Good Wednesday Morning, Fellow Seekers.
Apparently bored with the Sisyphean exercise that is property tax reform, state Rep. Russ Diamond has set his sights on another, probably even more unachievable goal: Slashing Pennsylvania’s state sales tax, which currently sits at 6 percent down to 1.9 percent.
Now before you go celebrating, thinking that this is going to make everything cheap and result in a big screen in every pot, here’s the inevitable downside: In exchange for a dramatically reduced tax rate, the Lebanon County Republican wants to get rid of every exemption now in current law.
That means everything from food and clothing to accountancy and legal services would be subject to the sales and use tax, effectively giving everyone in the Capitol who isn’t Russ Diamond something to hate about the proposal.
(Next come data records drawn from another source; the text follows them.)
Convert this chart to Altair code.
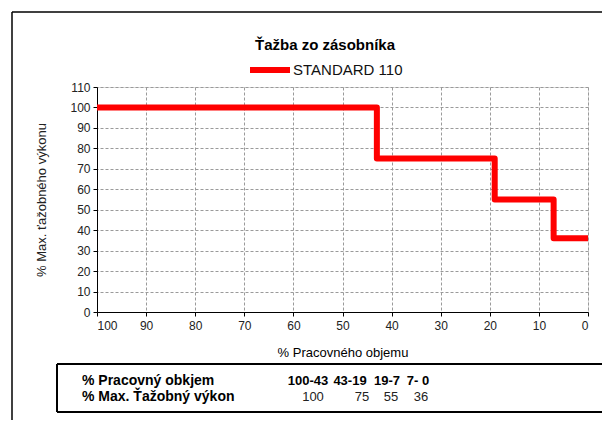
import altair as alt
import pandas as pd

# Data
bounds = [100, 43, 19, 7, 0]          # % Pracovného objemu breakpoints
levels = [100, 75, 55, 36]            # % Max. ťažobného výkonu
series_name = "STANDARD 110"
table_row_labels = ["% Pracovný obkjem", "% Max. Ťažobný výkon"]
table_ranges = ["100-43", "43-19", "19-7", "7- 0"]
table_values = ["100", "75", "55", "36"]

# build step line points
pts = []
for i, lv in enumerate(levels):
    pts.append({"x": bounds[i], "y": lv, "s": series_name})
    pts.append({"x": bounds[i + 1], "y": lv, "s": series_name})
for k, p in enumerate(pts):
    p["o"] = k
df = pd.DataFrame(pts)

FONT = "Liberation Sans"
W, H = 491, 225

xscale = alt.Scale(domain=[0, 100], reverse=True, nice=False)
yscale = alt.Scale(domain=[0, 110], nice=False)

line = alt.Chart(df).mark_line(strokeWidth=6, strokeJoin="round", strokeCap="butt").encode(
    x=alt.X("x:Q", scale=xscale,
            axis=alt.Axis(values=list(range(0, 101, 10)), title="% Pracovného objemu",
                          grid=True, gridDash=[3, 2], gridColor="#9a9a9a", gridWidth=1,
                          domainColor="#000000", domainWidth=1, tickColor="#000000", tickSize=4,
                          labelFontSize=12, labelColor="#222222", labelFont=FONT, labelPadding=4,
                          titleFontSize=13, titleFontWeight="normal", titleFont=FONT,
                          titleColor="#000000", titlePadding=15)),
    y=alt.Y("y:Q", scale=yscale,
            axis=alt.Axis(values=list(range(0, 111, 10)), title="% Max. ťažobného výkonu",
                          grid=True, gridDash=[3, 2], gridColor="#9a9a9a", gridWidth=1,
                          domainColor="#000000", domainWidth=1, tickColor="#000000", tickSize=4,
                          labelFontSize=12, labelColor="#222222", labelFont=FONT, labelPadding=3,
                          titleFontSize=13, titleFontWeight="normal", titleFont=FONT,
                          titleColor="#222222", titlePadding=21)),
    order="o:Q",
    color=alt.Color("s:N", scale=alt.Scale(domain=[series_name], range=["#ff0000"]),
                    legend=alt.Legend(title=None, orient="none", legendX=150, legendY=-40,
                                      symbolType="stroke", symbolSize=1600, symbolStrokeWidth=6,
                                      labelFontSize=15, labelFont=FONT, labelColor="#111111",
                                      labelOffset=0)),
)

# Title
title = alt.Chart(pd.DataFrame({"t": ["Ťažba zo zásobníka"]})).mark_text(
    font=FONT, fontSize=15, fontWeight="bold", color="#000000", align="center", baseline="middle"
).encode(text="t:N", x=alt.value(228), y=alt.value(-42))

# Outer frame (left and top edges visible; continues past the page)
frame_l = alt.Chart(pd.DataFrame({"a": [0]})).mark_rule(stroke="#000000", strokeWidth=1.5).encode(
    x=alt.value(-85), y=alt.value(-75), y2=alt.value(400))
frame_t = alt.Chart(pd.DataFrame({"a": [0]})).mark_rule(stroke="#000000", strokeWidth=1.5).encode(
    y=alt.value(-75), x=alt.value(-85), x2=alt.value(600))

# Table box
BOX_TOP, BOX_BOT = 277, 325
box_top = alt.Chart(pd.DataFrame({"a": [0]})).mark_rule(stroke="#000000", strokeWidth=2).encode(
    y=alt.value(BOX_TOP), x=alt.value(-40), x2=alt.value(508))
box_bot = alt.Chart(pd.DataFrame({"a": [0]})).mark_rule(stroke="#000000", strokeWidth=2).encode(
    y=alt.value(BOX_BOT), x=alt.value(-40), x2=alt.value(508))
box_l = alt.Chart(pd.DataFrame({"a": [0]})).mark_rule(stroke="#000000", strokeWidth=2).encode(
    x=alt.value(-40), y=alt.value(BOX_TOP), y2=alt.value(BOX_BOT))
box_r = alt.Chart(pd.DataFrame({"a": [0]})).mark_rule(stroke="#000000", strokeWidth=2).encode(
    x=alt.value(508), y=alt.value(BOX_TOP), y2=alt.value(BOX_BOT))

ROW_Y = [294, 310]
rowlab = alt.Chart(pd.DataFrame({"t": table_row_labels, "py": ROW_Y})).mark_text(
    font=FONT, fontSize=14, fontWeight="bold", color="#000000", align="left", baseline="middle"
).encode(text="t:N", x=alt.value(-15), y=alt.Y("py:Q", scale=None))

rng_x = [211, 253, 290, 321]
val_x = [216, 265, 294, 324]
rngs = alt.Chart(pd.DataFrame({"t": table_ranges, "px": rng_x})).mark_text(
    font=FONT, fontSize=13, fontWeight="bold", color="#000000", align="center", baseline="middle"
).encode(text="t:N", x=alt.X("px:Q", scale=None), y=alt.value(ROW_Y[0]))
vals = alt.Chart(pd.DataFrame({"t": table_values, "px": val_x})).mark_text(
    font=FONT, fontSize=13, color="#222222", align="center", baseline="middle"
).encode(text="t:N", x=alt.X("px:Q", scale=None), y=alt.value(ROW_Y[1]))

chart = alt.layer(frame_l, frame_t, line, title, box_top, box_bot, box_l, box_r,
                  rowlab, rngs, vals).properties(
    width=W, height=H,
    autosize=alt.AutoSizeParams(type="none"),
    padding={"left": 89, "top": 79, "right": 14, "bottom": 108},
).configure_view(stroke=None).configure(font=FONT)

chart.save("out.html", embed_options={"renderer": "svg", "actions": False})
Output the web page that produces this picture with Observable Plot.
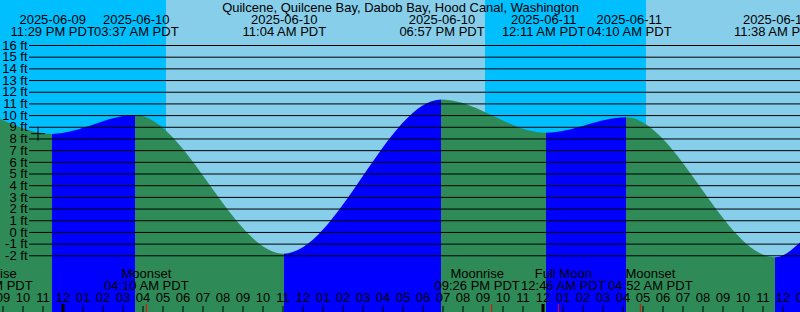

“It’s time we put an end to the sales tax jigsaw puzzle that pits Pennsylvanian against Pennsylvanian and adopt instead a modernized level playing field which acknowledges the realities of our economy and the fact that we’re all in this together,” Diamond wrote in a Tuesday ‘Dear Colleague’ memo that is the surest triumph of optimism over realpolitik that we’ve seen all year.
In his co-sponsorship memo, Diamond argues that the sales tax has failed to keep up with changing times, noting that “services accounted for less than 40 percent of the overall economy,” when the levy was first enacted in 1954. Services now “account for approximately 70 percent of Pennsylvania’s economy,” he writes.
Diamond has surely been hanging around the building long enough to know that popping the hood on the sales tax results in all manner of wrenches being thrown into the works. Democrats oppose taxing food and clothing because they say it’s an attack on the poor.
Republicans oppose taxing lawyers, accountants and investment advisers, because, well, Senate Approps Chair Pat Browne is at least two of those things. And you don’t want to get him started on tax policy. At least not without packing a lunch or something.
Perhaps anticipating those arguments, Diamond points out in his memo that other states also tax groceries.
But one of them is also Alabama, which is like an Island of Misfit Toys for bad legislative ideas. So that should tell you all you need to know.
Diamond also notes that, of the 45 states with a sales tax, 37 of them tax clothing, which includes Washington D.C.
“This effort is aimed at simplifying the system, reducing retailer confusion, recognizing the realities of our economy, and making our Commonwealth more competitive with surrounding states,” Diamond writes in his memo.
Simple? We’ll look forward to the eventual debate on this one.
Associate Editor Cassie Miller watched the Donald Trump rally in Hershey on Tuesday night so you didn’t have to. It went about as you’d expect. Miller also brings you up to speed on the Pa. Society scuttlebutt on 2020 and 2022. Gov. Toomey, anyone?
Here’s as comprehensive a round-up as we were able to muster on how Pennsylvania’s Capitol Hill delegation reacted to the articles of impeachment that were released Tuesday by the House Judiciary Committee.
It was a busy day for our Washington Bureau: Reporter Allison Stevens brings you up to date on the White House and Congressional Dems agreeing to a massive trade deal. Allison Winter finds U.S. Rep. Chrissy Houlahan, D-6th District, rightfully rejoicing over a deal extending family leave for federal employees. The Chester County Dem was a major player in the legislation. And Washington Bureau Chief Robin Bravender has the details on U.S. Senate Dems, including Bob Casey, calling for the resignation of White House adviser Stephen Miller.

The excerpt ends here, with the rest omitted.